Our hotel is located in the heart of Rome, walking distance from the Trevi Fountain. With complete excitement, I made my way to the Fontana di Trevi, expecting nothing less than what Lizzie McGuire experienced after throwing a Euro into the fountain (cue: meeting my very own Paolo, international superstar).
Though to my dismay, instead of finding clear water and a beautiful Italian boy, I found scaffolding encasing the beautifully sculpted marble. Could you believe it!? I traveled all the way to Italy to find out the Trevi Fountain is closed. General disclaimer to all prospective tourists traveling to Italy: The Trevi Fountain is and will be under construction until September 2015.
Following the fountain, we went to the Spanish Steps where I was flocked by an excessive number of street vendors trying to sell me selfie sticks. After denying the first five that came to me, I reconsidered the option of buying one… and so I did. I haggled the price down from 25 Euros to 16 Euros and walked away with a selfie stick and bluetooth remote. Only in Rome. But don’t be alarmed! It’s actually completely normal to carry around a selfie stick and awkwardly prop out a metal stick four feet in front of your face.
Afterwards, we went to the Colosseum and I was completely blown away by the architecture of the building. I imagined the sword fights, gladiators, and lions running around the maze within the concrete and stone. Most of the walls were visibly charred, burned from the Great Fire of Rome in 64 AD. I climbed the steps to the second floor and spent the next hour in complete awe, admiring the engineering of the structure and taking selfies with my sister on our new selfie stick. When I ran my fingers over the stone, it emitted the energy of all that was when the Colosseum was actively used. All in all, I’m so grateful for the experience of visiting such a monumental piece of Roman history which I’ve read so much about in my history textbooks.
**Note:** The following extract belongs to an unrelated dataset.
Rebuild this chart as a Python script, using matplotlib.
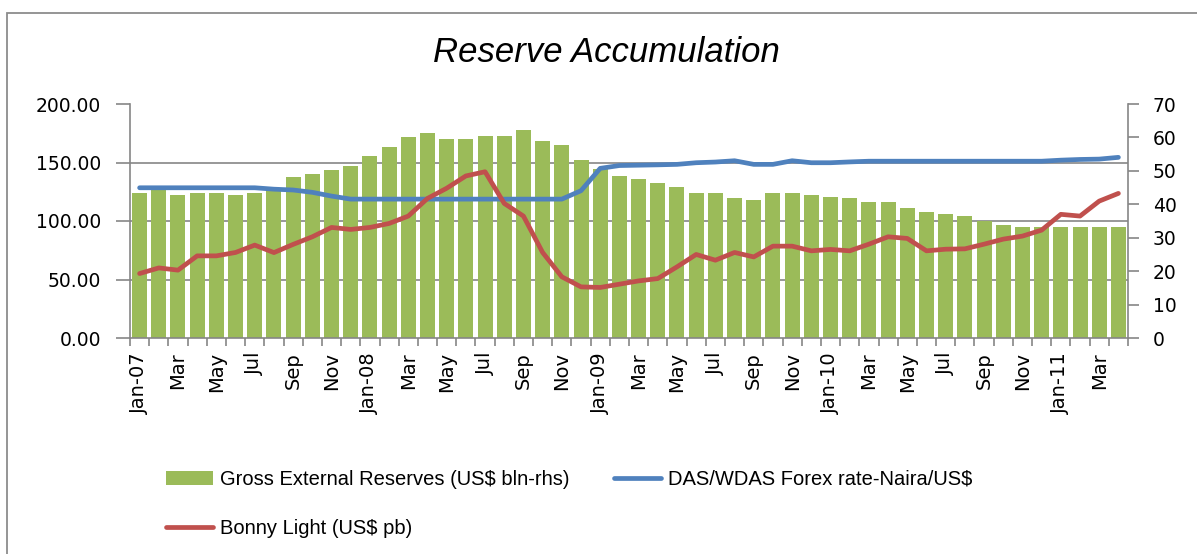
import numpy as np
import matplotlib
matplotlib.use('Agg')
import matplotlib.pyplot as plt
from matplotlib.patches import Rectangle
from matplotlib.ticker import FixedLocator

plt.rcParams['font.family'] = ['DejaVu Sans']

# monthly data, Jan-07 .. Apr-11
reserves = [43.5, 44.3, 42.9, 43.5, 43.5, 42.9, 43.5, 44.3, 48.1, 49.1, 50.4, 51.5,
            54.4, 57.1, 60.0, 61.2, 59.4, 59.4, 60.5, 60.5, 62.2, 58.8, 57.8, 53.2,
            50.5, 48.5, 47.5, 46.3, 45.2, 43.5, 43.5, 41.8, 41.2, 43.5, 43.5, 42.9,
            42.3, 41.8, 40.6, 40.6, 38.9, 37.8, 37.2, 36.6, 35.1, 33.8, 33.2, 33.2,
            33.2, 33.2, 33.2, 33.2]
forex = [128.4, 128.4, 128.4, 128.4, 128.4, 128.4, 128.4, 127.2, 126.5, 124.5, 121.3, 118.7,
         118.7, 118.7, 118.7, 118.7, 118.7, 118.7, 118.7, 118.7, 118.7, 118.7, 118.7, 125.9,
         145.0, 147.4, 147.7, 148.0, 148.4, 149.8, 150.4, 151.5, 148.4, 148.4, 151.5, 149.8,
         149.8, 150.5, 151.1, 151.1, 151.1, 151.1, 151.1, 151.1, 151.1, 151.1, 151.1, 151.1,
         152.0, 152.6, 152.9, 154.4]
bonny = [55.1, 59.9, 58.0, 70.2, 70.2, 73.1, 79.4, 73.0, 80.0, 86.5, 94.5, 92.8,
         94.5, 97.9, 104.2, 119.3, 128.0, 138.5, 142.1, 115.0, 104.2, 73.1, 52.3, 43.7,
         43.2, 46.0, 48.8, 50.8, 60.8, 71.4, 66.5, 73.1, 69.3, 78.5, 78.5, 74.5,
         75.7, 74.5, 80.2, 86.5, 85.1, 74.5, 75.9, 76.2, 80.2, 84.5, 87.1, 92.2,
         105.7, 104.2, 117.0, 123.6]
tick_labels = ['Jan-07', 'Mar', 'May', 'Jul', 'Sep', 'Nov',
               'Jan-08', 'Mar', 'May', 'Jul', 'Sep', 'Nov',
               'Jan-09', 'Mar', 'May', 'Jul', 'Sep', 'Nov',
               'Jan-10', 'Mar', 'May', 'Jul', 'Sep', 'Nov',
               'Jan-11', 'Mar']

W, H = 1197, 554
grey = '#868686'
x = np.arange(len(reserves))

fig = plt.figure(figsize=(W / 100, H / 100), dpi=100)
fig.patches.append(Rectangle((7 / W, -0.1), 1.2, 1.1 - 13 / H, transform=fig.transFigure,
                             fill=False, edgecolor='#8c8c8c', lw=1.3))

axb = fig.add_axes([130 / W, 1 - 338 / H, 998 / W, 234 / H])
bars = axb.bar(x, reserves, width=0.78, color='#9BBB59', zorder=2)
axb.set_xlim(-0.5, len(x) - 0.5)
axb.set_ylim(0, 70)

axl = axb.twinx()
l_fx, = axl.plot(x, forex, color='#4F81BD', lw=3.4, solid_capstyle='round')
l_bl, = axl.plot(x, bonny, color='#C0504D', lw=3.4, solid_capstyle='round')
axl.set_ylim(0, 200)
axb.yaxis.tick_right()
axl.yaxis.tick_left()

# right axis (reserves)
axb.set_yticks(range(0, 71, 10))
axb.yaxis.set_minor_locator(FixedLocator([17.5, 35, 52.5, 70]))
axb.grid(which='minor', axis='y', color=grey, lw=1.2)
axb.set_axisbelow(True)
axb.tick_params(axis='y', which='major', direction='out', length=8, width=1.2,
                color=grey, pad=10, labelsize=13.5)
axb.tick_params(axis='y', which='minor', length=0)

# left axis
axl.set_yticks(range(0, 201, 50))
axl.set_yticklabels(['%.2f' % v for v in range(0, 201, 50)])
axl.tick_params(axis='y', direction='out', length=10, width=1.2, color=grey,
                pad=11, labelsize=13.5)

# x axis: ticks between months, labels every other month
axb.set_xticks(np.arange(-0.5, len(x), 1))
axb.set_xticklabels([])
axb.set_xticks(x[::2], tick_labels, minor=True)
axb.tick_params(axis='x', which='major', direction='out', length=6, width=1.2, color=grey)
axb.tick_params(axis='x', which='minor', length=0, pad=10, labelsize=14, labelrotation=90)

for s in axl.spines.values():
    s.set_visible(False)
axb.spines['top'].set_visible(False)
for k in ['left', 'right', 'bottom']:
    axb.spines[k].set_color(grey)
    axb.spines[k].set_linewidth(1.2)

fig.text(606 / W, 1 - 53 / H, 'Reserve Accumulation', ha='center', va='center',
         fontsize=25, style='italic', family='Liberation Sans')

fig.legend([bars, l_bl, l_fx],
           ['Gross External Reserves (US$ bln-rhs)', 'Bonny Light (US$ pb)',
            'DAS/WDAS Forex rate-Naira/US$'],
           ncol=2, loc='upper left', bbox_to_anchor=(166 / W, 1 - 470 / H),
           frameon=False, borderpad=0, borderaxespad=0, handlelength=2.33,
           handletextpad=0.35, columnspacing=2.2, labelspacing=1.5,
           prop={'family': 'Liberation Sans', 'size': 14.5})

fig.savefig('out.png', dpi=100)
We walked around the Roman Forum for a bit and headed home on the busy, busy, busy Italian Metro. What I learned today is that the Italian subway is significantly dirtier, less efficient, and more crowded than the French subway system. Oh, and that selfie sticks, though absolutely ridiculous looking, are certainly a blessing. It’s now 10.30 pm and I’m sat in the media room in our hotel, Italian football flickering on the T.V. behind me, and have been typing this blog post for the past hour while enjoying the company of my fellow travelers.